The first article in this series dealt with avoiding excessive use of mocks when testing code that performs I/O.
This article deals with service functions that make use of dependency inversion.
Mocks should be absent from these tests altogether. This is because any code that performs I/O should be hidden behind an interface, so tests can use lightweight implementations of these interfaces.
The code
Code likely speaks louder than prose here:
def ingest_listings(listings: typing.Iterable[tuple[int, str]],
ingest_callback: typing.Callable[[data.Profile], None],
ingested: protocols.SetStore):
for identifier, listing in listings:
if identifier in ingested:
logger.info(f"Listing {identifier} has already been ingested. "
"Exiting...")
break
profile = scraping.profile_from_listing_html(listing)
ingest_callback(profile)
ingested.add(identifier)
Notice that the types of all three parameters are interfaces, an iterable, a callable and a simple protocol I wrote called SetStore
.
The function isn’t very complex, but it does have iteration, a conditional and a break
to determine control flow. This is worth testing.
Because it’s doing web scraping, I/O is unavoidable and it would be very annoying to mock this I/O when testing such simple logic.
Are the type annotations necessary?
The tests
I wrote three tests for this function, but the one below should be enough to illustrate the point.
def test_ingest_skips_ingested(mocker,
listing_one_page,
listing_one_identifier,
listing_one_profile,
listing_two_page,
listing_two_identifier,
listing_two_profile):
mocker.patch("scraping.BASE_LISTING_URL",
"https://www.rm.co.uk/properties")
ingested = {listing_two_identifier}
results = []
listings = [(listing_one_identifier, listing_one_page),
(listing_two_identifier, listing_two_page)]
service.ingest_listings(ingested=ingested,
listings=listings,
ingest_callback=results.append)
assert results == [listing_one_profile]
assert ingested == {listing_one_identifier, listing_two_identifier}
Python build-in sets satisfy the SetStore
protocol. As a result, the fact that one listing has already been ingested can be described using one short assignment statement with a set
literal. As I happen to be using Redis as a data store, it would be possible to use something like FakeRedis rather than mocking. However, a built-in type is a lot more convenient.
Similarly, the listings
iterable, which involves generators and lots of I/O in practice can be tested using a built-in list.
The fact that the append
method of the results
list satisfies the callable interface and allows a delightful level of laziness. There’s no need to worry about why it works because the meaning is straightforward and intuitive.
“I’ll humour you, Simon, why does it work?”
results.append
is a bound method. When you access a function object that is an attribute of a class from an instance of that class, Python wraps the function in another callable with the instance as its first argument — effectively a partial function. See descriptors.SetStore protocol
Since this protocol isn’t built-in, I thought it was worth sharing.
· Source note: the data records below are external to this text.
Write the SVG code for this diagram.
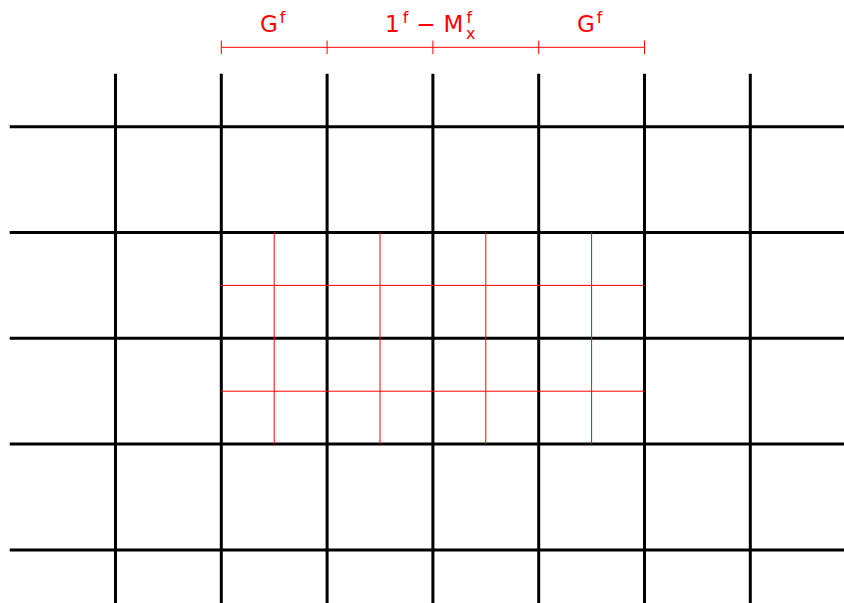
<svg xmlns="http://www.w3.org/2000/svg" width="844" height="603" viewBox="0 0 844 603">
<style>
.blk{stroke:#000;stroke-width:3;fill:none}
.red{stroke:#f00;stroke-width:1;fill:none}
.lbl{fill:#f00;font-family:"DejaVu Sans","Liberation Sans",sans-serif;font-size:23px}
.sup{font-size:16px}
</style>
<rect width="844" height="603" fill="#fff"/>
<g id="connectors">
<g id="black-grid" class="blk">
<path d="M115.5 73.8V603M221.3 73.8V603M327.1 73.8V603M432.9 73.8V603M538.7 73.8V603M644.5 73.8V603M750.3 73.8V603"/>
<path d="M9.7 126.7H844M9.7 232.5H844M9.7 338.3H844M9.7 444.1H844M9.7 549.9H844"/>
</g>
<g id="red-grid" class="red">
<path d="M274.2 232.5V444.1M380 232.5V444.1M485.8 232.5V444.1M591.6 232.5V444.1"/>
<path d="M221.3 285.4H644.5M221.3 391.2H644.5"/>
</g>
<g id="measure" class="red">
<path d="M221.3 47.3H644.5"/>
<path d="M221.3 40.5V54M327.1 40.5V54M432.9 40.5V54M538.7 40.5V54M644.5 40.5V54"/>
</g>
</g>
<g id="label-left"><text class="lbl" x="260" y="31.5">G<tspan class="sup" dx="2" dy="-9">f</tspan></text></g>
<g id="label-mid"><text class="lbl" x="385" y="31.5">1<tspan class="sup" dx="3" dy="-9">f</tspan><tspan dx="8" dy="9">−</tspan><tspan dx="8">M</tspan><tspan class="sup" dx="3" dy="-9">f</tspan><tspan class="sup" dx="-6" dy="16">x</tspan></text></g>
<g id="label-right"><text class="lbl" x="577" y="31.5">G<tspan class="sup" dx="2" dy="-9">f</tspan></text></g>
</svg>
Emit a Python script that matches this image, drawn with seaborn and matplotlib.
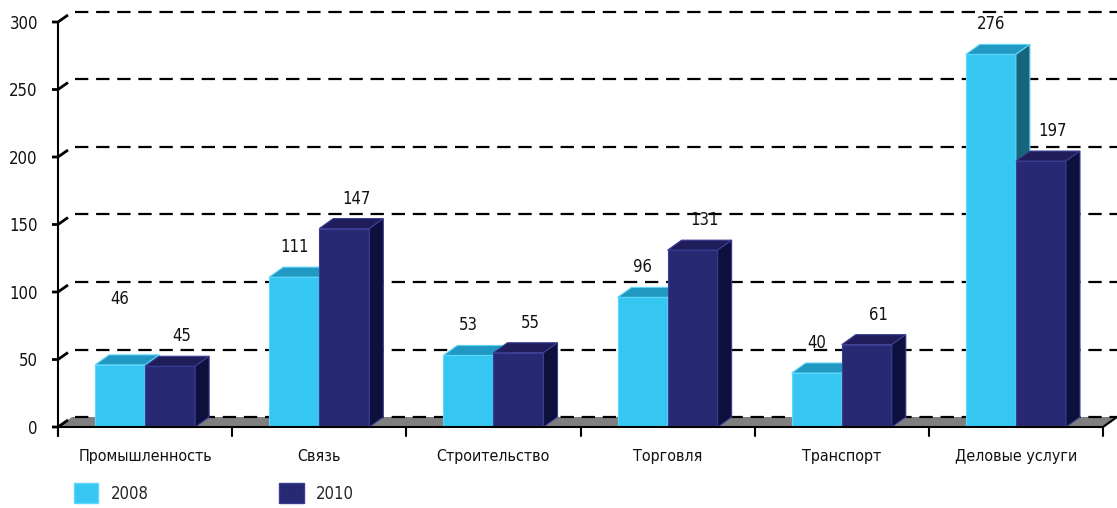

class SetStore(typing.Protocol):
"""Simple set-like data store
supporting adding members and membership checks.
"""
def __contains__(self, item: typing.Any):
"""Does the store contain an item."""
def add(self, item: typing.Any):
"""Add and item to the store"""
It’s a subset of the interface of a built-in set. Allowing the addition of items, and the use of the in
keyword via the __contains__
method.
The Redis hashtable implementation is trivial.
The main function
It may be helpful to see the ingest_listings
function in context.
@click.command()
@click.argument("url")
def main(url):
runner_url = os.getenv("RUNNER_URL")
def _send_to_runner(profile: data.Profile):
profile_data = dataclasses.asdict(profile)
payload = json.dumps(profile_data)
resp = requests.post(runner_url, payload)
resp.raise_for_status()
redis_host = os.getenv("REDIS_HOST")
redis_pass = os.getenv("REDIS_PASS")
redis_client = redis.Redis(host=redis_host, password=redis_pass)
ingested = adapters.RedisSetStore(redis_client, namespace="ingested-rm")
listings_gen = scraping.iter_listings(url)
service.ingest_listings(listings_gen,
ingest_callback=_send_to_runner,
ingested=ingested)
I haven’t written automated tests for the main method, which some may consider heresy. However, hear me out!
For one thing, there is no branching logic to test. The entire thing, including the in-line function, is flat. It’s just one statement after another.
Testing this would involve a lot of mocking and add very little value.
Why? Because the mocks will give no guarantees about whether we’re using the API of the requests
and redis-py
libraries correctly, let alone whether we’re respecting the contract of the runner service.
Conclusion
The first in this series shared the joy of testing functions with no side effects or I/O, and the value of mocking sparingly. This one covered dependency inversion as another useful way of avoiding dealing with I/O and side effects.
I’m sure I’ve overused mocks and monkey-patching in Python when I first discovered it. In my early days as a programmer, my code was strewn with side effects and I/O throughout all “layers” of the application (assuming there were even discernable layers). Pure(-ish — this is Python) functions and dependency inversion are two tools I wish I had in my belt as a junior.